The cloud infrastructure motivates disaggregation of monolithic data stores into components that are assembled together based on an application's workload. This study investigates disaggregation of an LSM-tree key-value store into components that communicate using RDMA. These components separate storage from processing, enabling processing components to share storage bandwidth and space. The processing components scatter blocks of a file (SSTable) across an arbitrary number of storage components and balance load across them using power-of-d. They construct ranges dynamically at runtime to parallelize compaction and enhance performance. Each component has configuration knobs that control its scalability. The resulting component-based system, Nova-LSM, is elastic. It outperforms its monolithic counterparts, both LevelDB and RocksDB, by several orders of magnitude with workloads that exhibit a skewed pattern of access to data.
Linux.

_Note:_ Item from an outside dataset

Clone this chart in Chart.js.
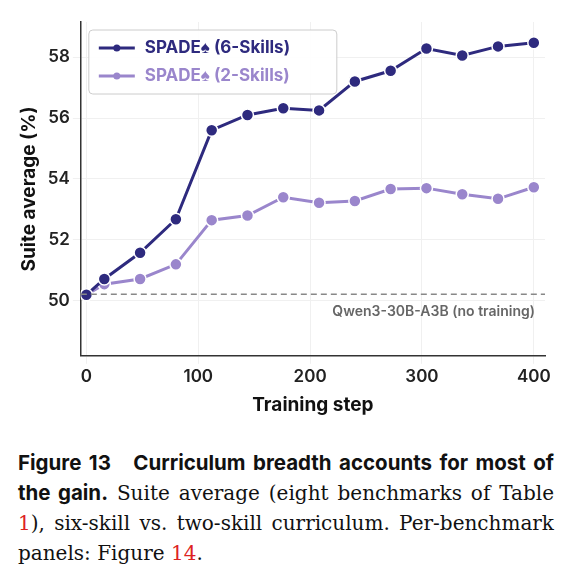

We have tested it on CloudLab R320 and R6220 instances.
NovaLSM requires RDMA packages, gflags
, and fmt
. You may install all of its required dependencies using
bash scripts/bootstrap/env/install-deps.sh
cmake .
make -j4
https://github.com/HaoyuHuang/NovaLSM-YCSB-Client
https://github.com/HaoyuHuang/NovaLSMSim
Cloudlab profile: https://github.com/HaoyuHuang/NovaLSM/blob/master/scripts/bootstrap/cloud_lab_profile.py
- Setup SSH between cloudlab nodes.
bash scripts/bootstrap/env/setup-apt-ssh.sh $number_of_nodes
- Clone the YCSB client binding repo in your cloudlab node.
- SSH to node-0 on cloudlab to install everything required for experiments. This takes around 15-20 minutes.
bash scripts/bootstrap/env/init.sh $number_of_nodes
We conducted all of our experiments using cloudlab r6220 nodes. The experiment scripts are under "scripts/exp". You need to modify the directory in these scripts to point to your directory that stores the server binaries.